A Google spokesman warned that a proposed new Italian Internet law could threaten freedom of expression and prove unworkable in practice.
The new rule would force Italian Internet providers to block access to websites that incite or justify criminal behaviour. It was proposed by Senator Gianpiero D'Alia, of the centrist UDC party, after newspapers reported that the social-networking site Facebook was hosting fan groups for imprisoned Mafia bosses Salvatore Riina and Bernardo Provenzano.
The bill, which gives the interior ministry the power to order Internet providers to block criminal content within 24 hours or face fines of between €50,000 ($64,000) and €250,000 ($321,000), was given initial assent in the Senate last week.

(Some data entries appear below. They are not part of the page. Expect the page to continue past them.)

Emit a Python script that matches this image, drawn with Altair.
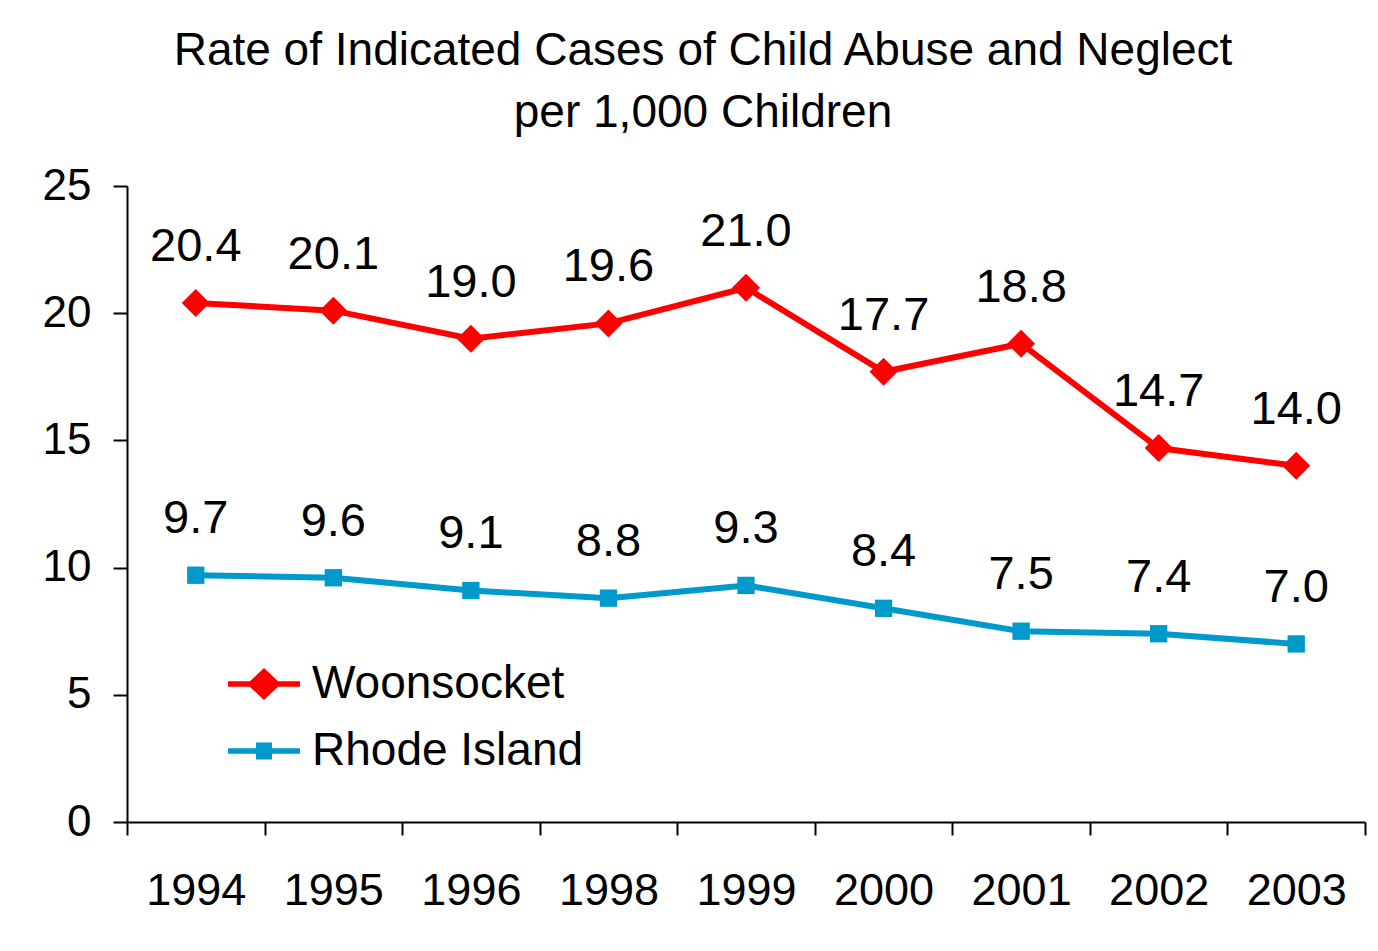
import altair as alt
import pandas as pd

years = ["1994", "1995", "1996", "1998", "1999", "2000", "2001", "2002", "2003"]
woonsocket = [20.4, 20.1, 19.0, 19.6, 21.0, 17.7, 18.8, 14.7, 14.0]
rhode_island = [9.7, 9.6, 9.1, 8.8, 9.3, 8.4, 7.5, 7.4, 7.0]
series_names = ["Woonsocket", "Rhode Island"]
series_colors = ["#FF0000", "#0099CC"]
y_ticks = [0, 5, 10, 15, 20, 25]
title_lines = ["Rate of Indicated Cases of Child Abuse and Neglect", "per 1,000 Children"]

rows = []
for yr, w, r in zip(years, woonsocket, rhode_island):
    rows.append({"year": yr, "series": series_names[0], "value": w, "label": f"{w:.1f}"})
    rows.append({"year": yr, "series": series_names[1], "value": r, "label": f"{r:.1f}"})
df = pd.DataFrame(rows)

FONT = "Liberation Sans"

# legend symbols: line segment with marker (unit space, r = sqrt(size)/2)
path_w = "M-1.44,-0.11L1.44,-0.11L1.44,0.11L-1.44,0.11Z M0,-0.64L0.68,0L0,0.64L-0.68,0Z"
path_r = "M-1.44,-0.11L1.44,-0.11L1.44,0.11L-1.44,0.11Z M-0.32,-0.34L0.32,-0.34L0.32,0.34L-0.32,0.34Z"

x_enc = alt.X(
    "year:N",
    sort=years,
    scale=alt.Scale(type="band", paddingInner=0, paddingOuter=0),
    axis=alt.Axis(
        title=None, labelAngle=0, tickBand="extent", labelFont=FONT, labelFontSize=45,
        labelColor="black", tickSize=13, tickWidth=2, tickColor="black",
        domainColor="black", domainWidth=2, labelPadding=33,
    ),
)
y_enc = alt.Y(
    "value:Q",
    scale=alt.Scale(domain=[0, 25], nice=False, zero=True),
    axis=alt.Axis(
        title=None, values=y_ticks, grid=False, labelFont=FONT, labelFontSize=44,
        labelColor="black", tickSize=14, tickWidth=2, tickColor="black",
        domainColor="black", domainWidth=2, labelPadding=22,
    ),
)

base = alt.Chart(df).encode(x=x_enc, y=y_enc)

layers = []
for name, col, shape, size in [
    (series_names[0], series_colors[0], "diamond", 784),
    (series_names[1], series_colors[1], "square", 300),
]:
    sub = base.transform_filter(alt.datum.series == name)
    layers.append(sub.mark_line(color=col, strokeWidth=6))
    layers.append(sub.mark_point(shape=shape, filled=True, size=size, color=col, opacity=1, strokeWidth=0))

labels = base.mark_text(
    dy=-56, fontSize=47, font=FONT, color="black", align="center", baseline="middle"
).encode(text="label:N")
layers.append(labels)

legend_props = dict(
    orient="none", legendX=112, legendY=473, title=None, labelFont=FONT,
    labelFontSize=46, labelColor="black", symbolSize=2500, symbolStrokeWidth=0,
    labelOffset=23, rowPadding=19, padding=0, labelLimit=0,
)

legend_layer = base.transform_filter(alt.datum.value < -1000).mark_point(
    filled=True, opacity=1
).encode(
    color=alt.Color(
        "series:N",
        scale=alt.Scale(domain=series_names, range=series_colors),
        legend=alt.Legend(**legend_props),
    ),
    shape=alt.Shape(
        "series:N",
        scale=alt.Scale(domain=series_names, range=[path_w, path_r]),
        legend=alt.Legend(**legend_props),
    ),
)
layers.append(legend_layer)

chart = alt.layer(*layers).properties(
    width=1238,
    height=636,
    title=alt.TitleParams(
        text=title_lines, font=FONT, fontSize=46, fontWeight="normal", lineHeight=62,
        anchor="middle", dx=-43, offset=27, color="black",
    ),
    autosize=alt.AutoSizeParams(type="none"),
    padding={"left": 119, "top": 178, "right": 5, "bottom": 121},
    background="white",
).configure_view(strokeOpacity=0)

chart.save("out.html", embed_options={"renderer": "svg", "actions": False})
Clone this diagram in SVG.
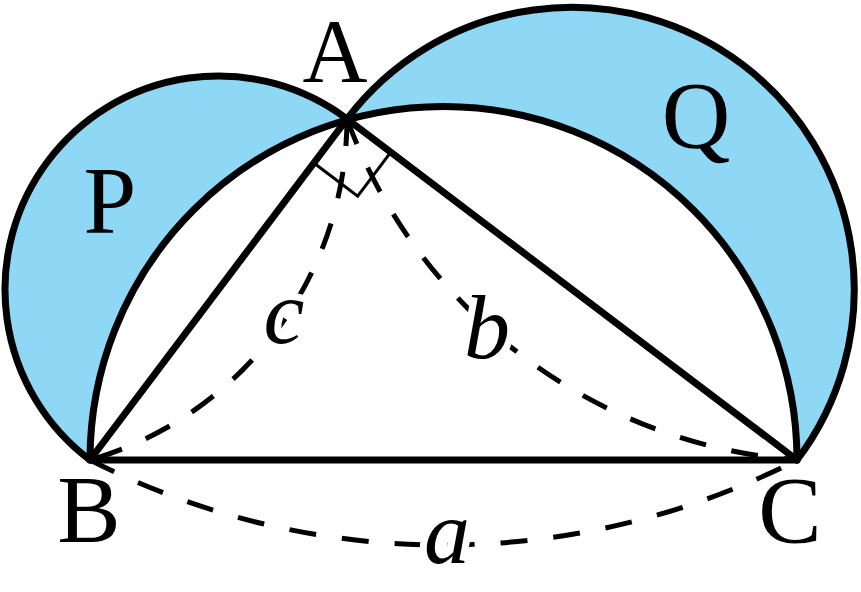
<svg xmlns="http://www.w3.org/2000/svg" width="861" height="592" viewBox="0 0 861 592">
  <style>
    .lune { fill: #8ED8F6; stroke: none; }
    .line { fill: none; stroke: #000; stroke-width: 7; stroke-linejoin: round; stroke-linecap: round; }
    .dash { fill: none; stroke: #000; stroke-width: 5; stroke-dasharray: 27 26; }
    .mark { fill: none; stroke: #000; stroke-width: 3; }
    .lbl { font-family: "Liberation Serif", "Times New Roman", serif; font-size: 95px; fill: #000; text-anchor: middle; }
    .var { font-family: "Liberation Serif", "Times New Roman", serif; font-size: 92px; font-style: italic; fill: #000; text-anchor: middle; stroke: #fff; stroke-width: 14; paint-order: stroke; stroke-linejoin: round; }
  </style>
  <rect width="861" height="592" fill="#fff"/>
  <g id="lune-P">
    <path class="lune" d="M 90 460 A 213.5 213.5 0 0 1 347 119 A 353.5 353.5 0 0 0 90 460 Z"/>
  </g>
  <g id="lune-Q">
    <path class="lune" d="M 347 119 A 282.3 282.3 0 0 1 797 460 A 353.5 353.5 0 0 0 347 119 Z"/>
  </g>
  <g id="arcs">
    <path class="line" d="M 90 460 A 353.5 353.5 0 0 1 797 460"/>
    <path class="line" d="M 90 460 A 213.5 213.5 0 0 1 347 119"/>
    <path class="line" d="M 347 119 A 282.3 282.3 0 0 1 797 460"/>
  </g>
  <g id="triangle">
    <path class="line" d="M 347 119 L 90 460 L 797 460 Z"/>
  </g>
  <g id="connectors">
    <path class="dash" d="M 347 119 A 356 356 0 0 1 90 460"/>
    <path class="dash" d="M 347 119 A 522 522 0 0 0 797 460"/>
    <path class="dash" d="M 90 460 A 777.6 777.6 0 0 0 797 460"/>
  </g>
  <g id="right-angle">
    <path class="mark" d="M 313.9 163 L 357.7 196.2 L 390.8 152.2"/>
  </g>
  <g id="node-A"><text class="lbl" x="335" y="82" style="font-size:90px">A</text></g>
  <g id="node-B"><text class="lbl" x="89" y="542">B</text></g>
  <g id="node-C"><text class="lbl" x="790" y="543">C</text></g>
  <g id="region-P"><text class="lbl" x="110" y="233">P</text></g>
  <g id="region-Q"><text class="lbl" x="696" y="148">Q</text></g>
  <g id="label-c"><text class="var" x="284" y="343">c</text></g>
  <g id="label-b"><text class="var" x="487" y="358">b</text></g>
  <g id="label-a"><text class="var" x="447" y="563">a</text></g>
</svg>
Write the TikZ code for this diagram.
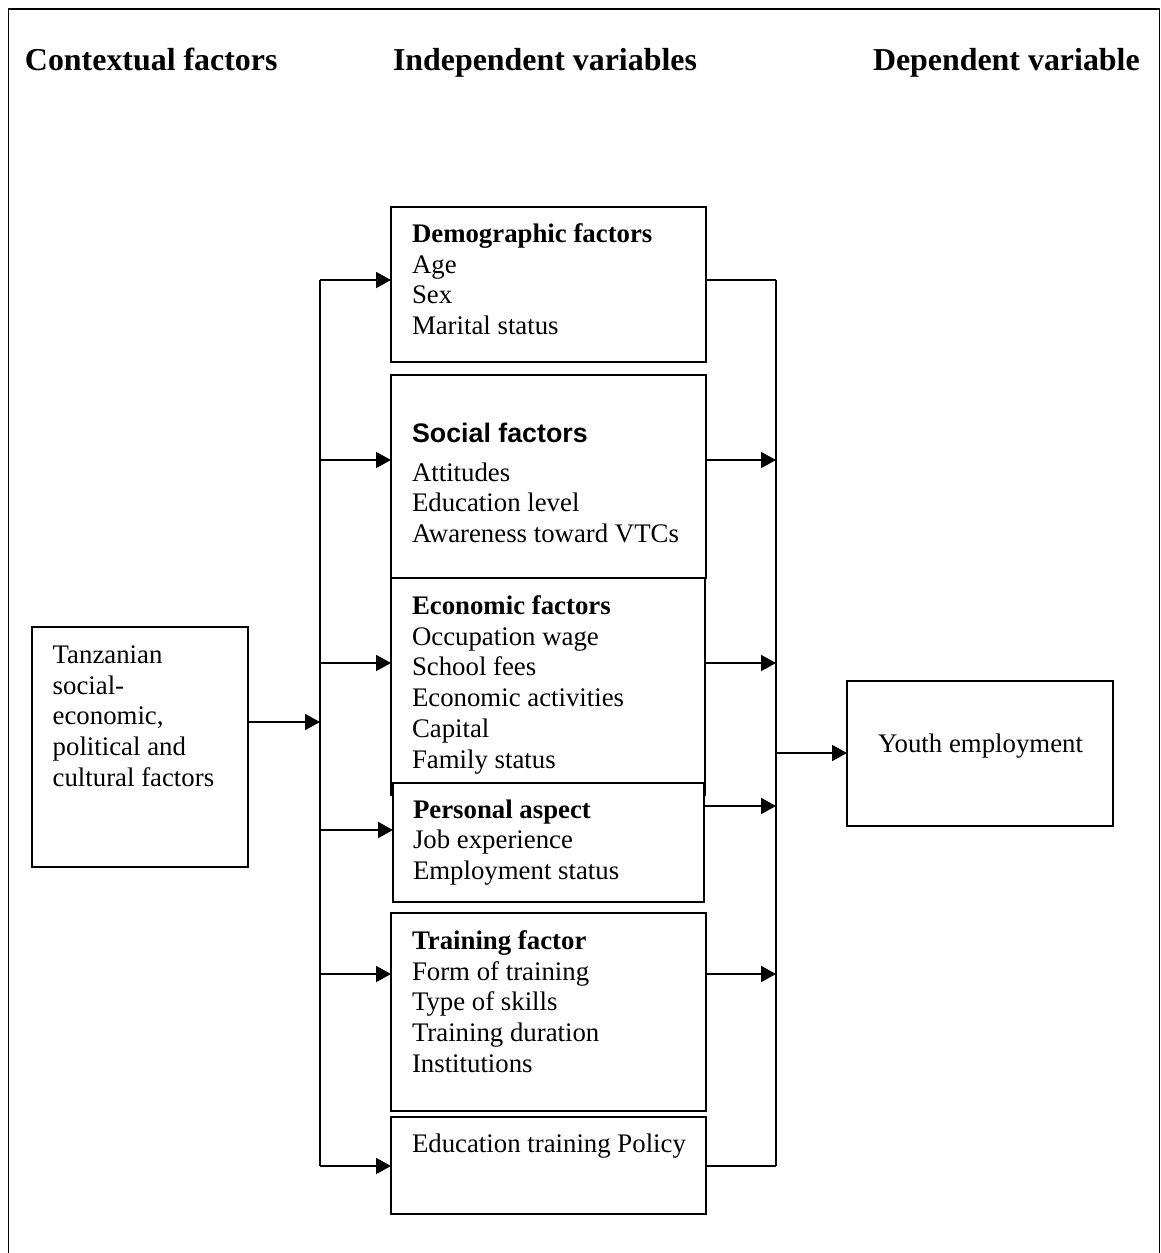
\documentclass[tikz,border=0pt]{standalone}
\usepackage{fontspec}
\setmainfont{Liberation Serif}
\newfontfamily\sansbold{Liberation Sans}
\usetikzlibrary{arrows.meta}
\newcommand\itemlist[1]{\begin{tabular}[t]{@{}l@{}}#1\end{tabular}}
\begin{document}
\begin{tikzpicture}[x=0.5pt,y=-0.5pt,
  line/.style={line width=0.95pt},
  arr/.style={line width=0.95pt,-{Triangle[length=7.5pt,width=8pt]}},
  box/.style={draw,line width=0.95pt,inner sep=0pt,outer sep=0pt,fill=white},
  txt/.style={anchor=base west,inner sep=0pt,outer sep=0pt,font=\fontsize{13.4}{15.375}\selectfont},
  head/.style={anchor=base west,inner sep=0pt,outer sep=0pt,font=\fontsize{15.95}{19}\selectfont\bfseries}]
\useasboundingbox (0,0) rectangle (1161,1253);
% outer frame (bottom open)
\draw[line] (8.5,1270) -- (8.5,9) -- (1159.5,9) -- (1159.5,1270);
% headers
\node[head] (h1) at (25,70) {Contextual factors};
\node[head] (h2) at (393,70) {Independent variables};
\node[head] (h3) at (873,70) {Dependent variable};
% boxes
\node[box,minimum width=157.5pt,minimum height=77.5pt] (demo) at (548.5,284.5) {};
\node[box,minimum width=157.5pt,minimum height=101.5pt] (social) at (548.5,476.5) {};
\node[box,minimum width=157pt,minimum height=108.5pt] (econ) at (548,686.5) {};
\node[box,minimum width=155.5pt,minimum height=59.5pt] (pers) at (548.5,842.5) {};
\node[box,minimum width=157.5pt,minimum height=99pt] (train) at (548.5,1012) {};
\node[box,minimum width=157.5pt,minimum height=48.5pt] (policy) at (548.5,1165.5) {};
\node[box,minimum width=108pt,minimum height=120pt] (ctx) at (140,747) {};
\node[box,minimum width=133pt,minimum height=72.5pt] (youth) at (980,753.5) {};
% texts
\node[txt] (demoT) at (412,242) {\bfseries Demographic factors};
\node[txt] (demoL) at (412,273) {\itemlist{Age\\Sex\\Marital status}};
\node[txt] (socT) at (412,442) {\sansbold\bfseries Social factors};
\node[txt] (socL) at (412,481) {\itemlist{Attitudes\\Education level\\Awareness toward VTCs}};
\node[txt] (econT) at (412,614) {\bfseries Economic factors};
\node[txt] (econL) at (412,645) {\itemlist{Occupation wage\\School fees\\Economic activities\\Capital\\Family status}};
\node[txt] (persT) at (413,818) {\bfseries Personal aspect};
\node[txt] (persL) at (413,848.5) {\itemlist{Job experience\\Employment status}};
\node[txt] (trainT) at (412,949) {\bfseries Training factor};
\node[txt] (trainL) at (412,980) {\itemlist{Form of training\\Type of skills\\Training duration\\Institutions}};
\node[txt] (polT) at (412,1152) {Education training Policy};
\node[txt] (ctxT) at (52.7,663.3) {\itemlist{Tanzanian\\social-\\economic,\\political and\\cultural factors}};
\node[txt] (youthT) at (878,752) {Youth employment};
% bus coordinates
\coordinate (L1) at (320,280);
\coordinate (L2) at (320,460);
\coordinate (L3) at (320,663);
\coordinate (L4) at (320,830);
\coordinate (L5) at (320,974);
\coordinate (L6) at (320,1166);
\coordinate (Lm) at (320,722);
\coordinate (R1) at (776,280);
\coordinate (R2) at (776,460);
\coordinate (R3) at (776,663);
\coordinate (R4) at (776,806);
\coordinate (R5) at (776,974);
\coordinate (R6) at (776,1166);
\coordinate (Rm) at (776,753);
% buses
\draw[line] (L1) -- (L6);
\draw[line] (R1) -- (R6);
% left arrows
\draw[arr] (ctx.east |- Lm) -- (Lm);
\draw[arr] (L1) -- (L1 -| demo.west);
\draw[arr] (L2) -- (L2 -| social.west);
\draw[arr] (L3) -- (L3 -| econ.west);
\draw[arr] (L4) -- (L4 -| pers.west);
\draw[arr] (L5) -- (L5 -| train.west);
\draw[arr] (L6) -- (L6 -| policy.west);
% right connections
\draw[line] (demo.east |- R1) -- (R1);
\draw[arr] (social.east |- R2) -- (R2);
\draw[arr] (econ.east |- R3) -- (R3);
\draw[arr] (pers.east |- R4) -- (R4);
\draw[arr] (train.east |- R5) -- (R5);
\draw[line] (policy.east |- R6) -- (R6);
\draw[arr] (Rm) -- (Rm -| youth.west);
\end{tikzpicture}
\end{document}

"The order is not directed at the content creator or the person running the platform but at the company that provides Internet connectivity," Marco Pancini, the head of institutional relations for Google Italy, said in a telephone interview.
"Those companies are not in a position to remove a single item, so they would have to black out the entire platform."
The measure, originally aimed at Facebook, could also have dire consequences for YouTube, the video-sharing site owned by Google.
"The law concerns all the Internet hosting platforms that host user-generated content. Our worry is about its possible effect on the entire Internet ecosystem," Pancini said.
The Google spokesman said the new rule was being rushed into law in response to the furor over the Mafia-praising Facebook sites without consultation with Internet operators and users.
Pancini added he was worried that the law didn't specify who would conduct the monitoring of potentially illegal content or how it should be done.
"I have no idea what will happen if this bill is approved. There are already Europe-wide regulations governing online trade, which were introduced after consultation with the interested parties. This bill won't solve the problem and its consequences are difficult to predict," Pancini said.
D'Alia's bill calls on the interior ministry to consult with the ministries of economic development and public administration to define the technical requirements for filtering controversial content.
"It's rather worrying that the filtering systems are not clearly defined in the law. Self-policing by the community, using the wisdom of the masses, is a better solution," Pancini said.
Facebook has also expressed anxiety about the new legislation. It was "akin to shutting down the country's entire railroad network because of some objectionable graffiti in one train station," Facebook spokeswoman Debbie Frost told the Bloomberg news agency Friday.
Pancini said he was confident the government would listen to the objections being raised by the industry. "I'm optimistic that our observations will be taken into consideration and that we will be able to open a dialogue with the government," he said.